Quels sont donc les facteurs qui ont présidé à un mouvement aussi violent ?

Lundi 27 juillet, ce furent essentiellement trois nouvelles qui selon nous ont été prises en compte par les investisseurs pour les amener à sortir du marché boursier chinois : la poursuite inexorable de la baisse des matières premières, le recul de la statistique de profits des entreprises chinoises, le message Bloomberg qui indiquait de fortes pressions du FMI sur Pékin pour qu’il abandonne rapidement ses mesures de soutien boursier que le FMI juge trop extrêmes et trop exceptionnelles.

1)    La poursuite inexorable de la baisse du prix des matières premières (pétrole, cuivre, fer, charbon, blé, maïs….).

Cette implosion est beaucoup plus grave que celle intervenue de façon très éphémère début 2009. Après avoir atteint un sommet mars 2011, tous les indices généraux de matières premières se sont inscrits depuis lors dans un grand mouvement de baisse qui s’est brusquement accentué entre juillet 2014 et janvier 2015. Après un timide rebond entre janvier et mai 2015, ces indices sont repartis à la baisse et inscrivent désormais de nouveaux points bas.

Des indices de matières premières aussi mal orientés sont le signe le plus absolu que la demande mondiale, le PIB mondial, croît désormais à un rythme très faible, peut-être seulement 2% l’an.

Cela a deux conséquences aux yeux des investisseurs. D’abord, la croissance du PIB de la Chine qui est affichée à 7% par le PCC n’est à l’évidence pas compatible avec une croissance mondiale qui semble s’inscrire à seulement 2%. La crédibilité de ce chiffrage à 7% s’en trouve fortement atteinte.

Ensuite et surtout, si la demande mondiale est aussi anémique, la capacité de rebond de l’économie chinoise (qui reste très axée sur les exportations) s’en trouve nécessairement très limitée.

Tout cela est bien entendu très défavorable aux marchés boursiers chinois.

2)    La statistique officielle sur les profits des sociétés industrielles chinoises  qui fut annoncée lundi 27 juillet s’est avérée très décevante : -0,3% de juin 2014 à juin 2015.

Quand l’indice de Shanghai était à son plus haut, le PER (Price Earning Ratio, Rapport Cours/Bénéfice) s’établissait à 68, un niveau exceptionnel et très rarement vu sur les grands marchés boursiers.

Un tel niveau ne pourrait se justifier que par l’anticipation d’une hausse récurrente des profits. Dès lors que cette anticipation est totalement désavouée par les statistiques, il est logique que les investisseurs s’inquiètent et envisagent que l’on revienne à un PER plus habituel à travers une baisse supplémentaire du cours des actions.

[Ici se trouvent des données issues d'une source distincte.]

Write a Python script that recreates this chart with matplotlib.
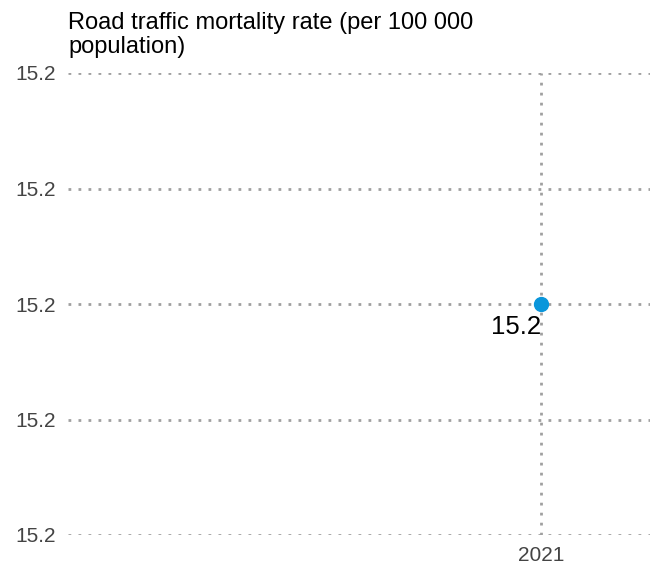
import matplotlib
matplotlib.use("Agg")
import matplotlib.pyplot as plt
from matplotlib.ticker import FormatStrFormatter

plt.rcParams['font.family'] = ['Liberation Sans', 'DejaVu Sans']

# data
years = [2021]
values = [15.2]
y_ticks = [15.18, 15.19, 15.20, 15.21, 15.22]
title_lines = ["Road traffic mortality rate (per 100 000", "population)"]

W, H = 654, 564
fig = plt.figure(figsize=(W / 100, H / 100), dpi=100)
ax = fig.add_axes([68 / W, 1 - 535 / H, (650 - 68) / W, (535 - 73) / H])

grid_col = '#a0a0a0'
dots = (0, (1, 2.6))

ax.set_ylim(y_ticks[0], y_ticks[-1])
ax.set_yticks(y_ticks)
ax.yaxis.set_major_formatter(FormatStrFormatter('%.1f'))
ax.set_xlim(2021 - 0.8127, 2021 + 0.1873)
ax.set_xticks(years)
ax.set_xticklabels([str(y) for y in years])

for yt in y_ticks:
    ax.axhline(yt, color=grid_col, lw=2, ls=dots, zorder=1)
for yr in years:
    ax.axvline(yr, color=grid_col, lw=2, ls=dots, zorder=1)

ax.plot(years, values, 'o', color='#0a96db', ms=10, zorder=3, clip_on=False)
for x, v in zip(years, values):
    ax.annotate(f"{v:.1f}", (x, v), xytext=(0, -8), textcoords='offset points',
                ha='right', va='top', fontsize=18.5, color='black')

for s in ax.spines.values():
    s.set_visible(False)
ax.tick_params(length=0, labelsize=15, labelcolor='#444444')
ax.tick_params(axis='y', pad=9)
ax.tick_params(axis='x', pad=8)

# title, two lines
for i, line in enumerate(title_lines):
    fig.text(68 / W, 1 - (29 + 24 * i) / H, line, ha='left', va='baseline',
             fontsize=17, color='black')

fig.savefig('out.png', dpi=100, facecolor='white')
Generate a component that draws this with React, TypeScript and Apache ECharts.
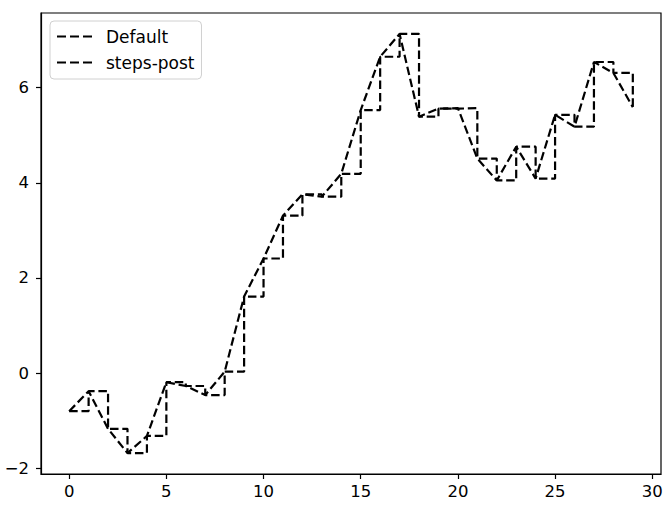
import React, { useEffect, useRef } from "react";
import * as echarts from "echarts";

const xs: number[] = Array.from({ length: 30 }, (_, i) => i);
const ys: number[] = [
  -0.8, -0.38, -1.17, -1.68, -1.32, -0.19, -0.27, -0.46, 0.03, 1.61,
  2.41, 3.31, 3.76, 3.71, 4.19, 5.53, 6.65, 7.13, 5.39, 5.56,
  5.57, 4.51, 4.05, 4.76, 4.09, 5.43, 5.18, 6.54, 6.31, 5.59,
];
const seriesNames: string[] = ["Default", "steps-post"];
const xTicks: number[] = [0, 5, 10, 15, 20, 25, 30];
const yTicks: number[] = [-2, 0, 2, 4, 6];

const FONT = "DejaVu Sans";
const FS = 16.5;
const dashIcon = "path://M0,0h9v2.2h-9z M13,0h9v2.2h-9z M26,0h9v2.2h-9z";

export default function App() {
  const ref = useRef<HTMLDivElement>(null);
  useEffect(() => {
    if (!ref.current) return;
    const chart = echarts.init(ref.current, null, { renderer: "svg" });
    const pts = xs.map((x, i) => [x, ys[i]]);
    const lineStyle = { color: "#000", width: 2.2, type: [8.5, 3.8] as any };
    chart.setOption({
      animation: false,
      backgroundColor: "#fff",
      grid: {
        left: 41,
        top: 13,
        width: 620,
        height: 461,
        show: true,
        borderColor: "#000",
        borderWidth: 1.2,
        backgroundColor: "transparent",
      },
      legend: {
        left: 50,
        top: 21,
        orient: "vertical",
        padding: [6, 7, 7, 7],
        itemGap: 7,
        itemWidth: 35,
        itemHeight: 2.2,
        borderColor: "#d0d0d0",
        borderWidth: 1,
        borderRadius: 4,
        backgroundColor: "rgba(255,255,255,0.8)",
        data: seriesNames.map((n) => ({ name: n, icon: dashIcon, itemStyle: { color: "#000" } })),
        textStyle: { fontFamily: FONT, fontSize: 17, color: "#000", lineHeight: 19, padding: [0, 0, 0, 9] },
      },
      xAxis: {
        type: "value",
        min: -1.45,
        max: 30.45,
        splitLine: { show: false },
        axisLine: { show: true, onZero: false, lineStyle: { color: "#000", width: 1.2 } },
        axisTick: { show: true, length: 5, customValues: xTicks, lineStyle: { color: "#000", width: 1.2 } },
        axisLabel: {
          customValues: xTicks,
          fontFamily: FONT,
          fontSize: FS,
          color: "#000",
          margin: 9,
        },
      },
      yAxis: {
        type: "value",
        min: -2.12,
        max: 7.57,
        splitLine: { show: false },
        axisLine: { show: true, onZero: false, lineStyle: { color: "#000", width: 1.2 } },
        axisTick: { show: true, length: 5, customValues: yTicks, lineStyle: { color: "#000", width: 1.2 } },
        axisLabel: {
          customValues: yTicks,
          fontFamily: FONT,
          fontSize: FS,
          color: "#000",
          margin: 12,
          formatter: (v: number) => (v < 0 ? "\u2212" + Math.abs(v) : String(v)),
        },
      },
      series: [
        {
          name: seriesNames[0],
          type: "line",
          data: pts,
          showSymbol: false,
          symbol: "none",
          lineStyle,
          itemStyle: { color: "#000" },
        },
        {
          name: seriesNames[1],
          type: "line",
          step: "end",
          data: pts,
          showSymbol: false,
          symbol: "none",
          lineStyle,
          itemStyle: { color: "#000" },
        },
      ],
    });
    return () => chart.dispose();
  }, []);
  return <div ref={ref} style={{ width: 671, height: 511, position: "absolute", left: 0, top: 0 }} />;
}
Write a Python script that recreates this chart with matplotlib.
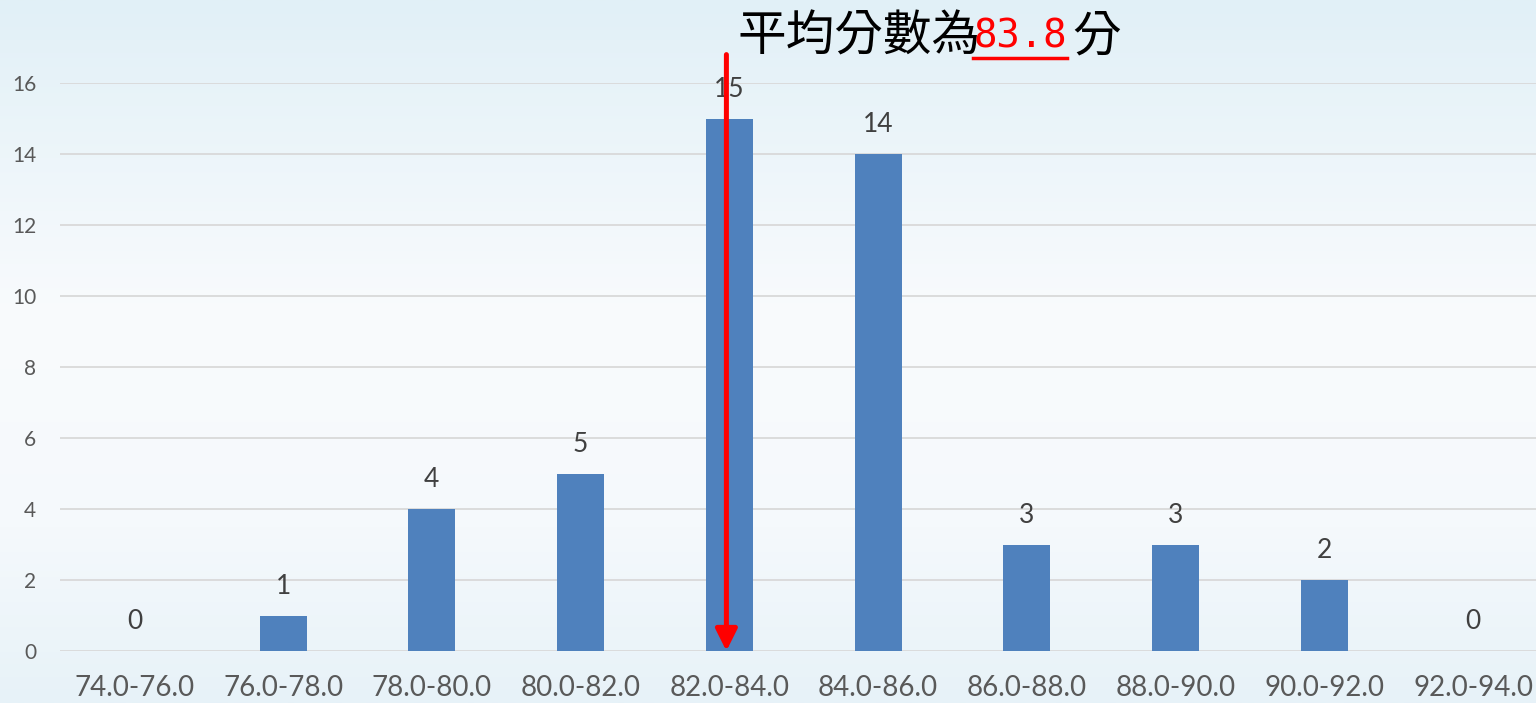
import matplotlib
matplotlib.use("Agg")
import matplotlib.pyplot as plt
import numpy as np
from matplotlib.colors import to_rgb
from matplotlib.lines import Line2D

# score bins and number of students in each
bins = ["74.0-76.0", "76.0-78.0", "78.0-80.0", "80.0-82.0", "82.0-84.0",
        "84.0-86.0", "86.0-88.0", "88.0-90.0", "90.0-92.0", "92.0-94.0"]
counts = [0, 1, 4, 5, 15, 14, 3, 3, 2, 0]
mean_score = "83.8"
mean_pos = 3.98          # where the arrow sits on the category axis
yticks = list(range(0, 17, 2))

W, H = 1536, 703
fig = plt.figure(figsize=(W / 100, H / 100), dpi=100)

# soft blue slide background
bg = fig.add_axes([0, 0, 1, 1], zorder=-10)
stops = [(0.0, "#e1f0f7"), (0.45, "#f9fbfd"), (0.75, "#f5f9fc"), (1.0, "#e7f2f8")]
yy = np.linspace(0, 1, 400)
grad = np.zeros((400, 1, 3))
for c in range(3):
    grad[:, 0, c] = np.interp(yy, [s[0] for s in stops], [to_rgb(s[1])[c] for s in stops])
bg.imshow(grad, aspect="auto", extent=[0, 1, 0, 1])
bg.axis("off")

ax = fig.add_axes([60 / W, 52 / H, 1487.5 / W, 568 / H])
ax.set_facecolor("none")
x = np.arange(len(bins))
ax.bar(x, counts, width=0.315, color="#4f81bd", zorder=3)
ax.set_xlim(-0.5, len(bins) - 0.5)
ax.set_ylim(0, 16)
ax.set_yticks(yticks)
for v in yticks:
    ax.axhline(v, color="#d9d9d9", lw=1.3, zorder=1)
for s in ax.spines.values():
    s.set_visible(False)
ax.set_xticks(x)
ax.set_xticklabels(bins, fontsize=20, family="Lato", color="#595959")
ax.tick_params(axis="x", length=0, pad=17)
ax.tick_params(axis="y", length=0, pad=17, labelsize=15, labelcolor="#595959")
for lab in ax.get_yticklabels():
    lab.set_family("Lato")

for xi, c in zip(x, counts):
    ax.annotate(str(c), (xi, c), xytext=(0, 21), textcoords="offset points",
                ha="center", va="center", fontsize=19, family="Lato",
                color="#404040", zorder=4)

# red arrow marking the mean
ax.annotate("", xy=(mean_pos, 0), xytext=(mean_pos, 16.8),
            arrowprops=dict(arrowstyle="-|>,head_length=13,head_width=6.5",
                            mutation_scale=1, color="red", lw=3.6,
                            shrinkA=0, shrinkB=0),
            annotation_clip=False, zorder=6)

# title: 平均分數為83.8分
cjk = ["Noto Sans CJK TC", "DejaVu Sans"]
t1 = fig.text(737 / W, 1 - 51 / H, "平均分數為", family=cjk, fontsize=35,
              color="black", va="baseline", ha="left")
t2 = fig.text(973 / W, 1 - 47 / H, mean_score, family="DejaVu Sans Mono",
              fontsize=28, color="red", va="baseline", ha="left")
t3 = fig.text(1072 / W, 1 - 51 / H, "分", family=cjk, fontsize=35,
              color="black", va="baseline", ha="left")

fig.canvas.draw()
bb = t2.get_window_extent()
fig.add_artist(Line2D([bb.x0 / W, bb.x1 / W], [1 - 58 / H, 1 - 58 / H],
                      color="red", lw=2.5, transform=fig.transFigure))

fig.savefig("out.png", dpi=100)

3)    Enfin et surtout, le message diffusé par Bloomberg le vendredi 24 juillet.

Le FMI aurait déclaré au gouvernement chinois que si les interventions sont en général appropriées pour empêcher un désordre majeur, les prix devraient s’établir par le jeu des forces de marché. Le gouvernement chinois aurait alors assuré au FMI que les mesures devaient être considérées comme temporaires.

Si le gouvernement chinois convient avec le FMI que les lourdes mesures artificielles qu’il a prises pour soutenir (difficilement) son marché boursier ne seront pas reconduites longtemps, il est logique que les investisseurs prennent peur et cherchent à sortir du marché boursier chinois.

Ce message de Bloomberg est par ailleurs très crédible. Le FMI avertit la Chine qu’il la considèrera « en désordre majeur » si elle maintient son dispositif de mesures extrêmes et exceptionnelles. C’est une façon de lui signifier que sa monnaie aura beaucoup de difficultés à être admise en octobre 2015 dans le club des monnaies qui constituent le DTS (droit de tirage spécial) si son dispositif artificiel de soutien boursier est maintenu trop longtemps.

Quand on sait l’importance que Pékin accorde à cet enjeu, il est assez logique que les marchés en déduisent que Pékin s’interdira de maintenir trop longtemps son dispositif de soutien boursier.

Le massage Bloomberg du 24 juillet a donc constitué un facteur supplémentaire pour que les investisseurs présents sur le marché boursier chinois cherchent à s’en retirer.


Au-delà des trois évènements mentionnés ci-dessus, il faut identifier un facteur plus général : les trois tournants brutaux successifs, que nous avons évoqués, du gouvernement chinois à l’égard de l’évolution de son marché boursier ont nui gravement et durablement à la confiance des investisseurs, chinois ou étrangers, à l’égard du marché boursier chinois et de son autorité de tutelle, le Parti Communiste Chinois.

Le comportement arbitraire du Parti Communiste Chinois à l’égard des investisseurs boursiers a fini par les indisposer et par créer un véritable chaos boursier à Shanghai.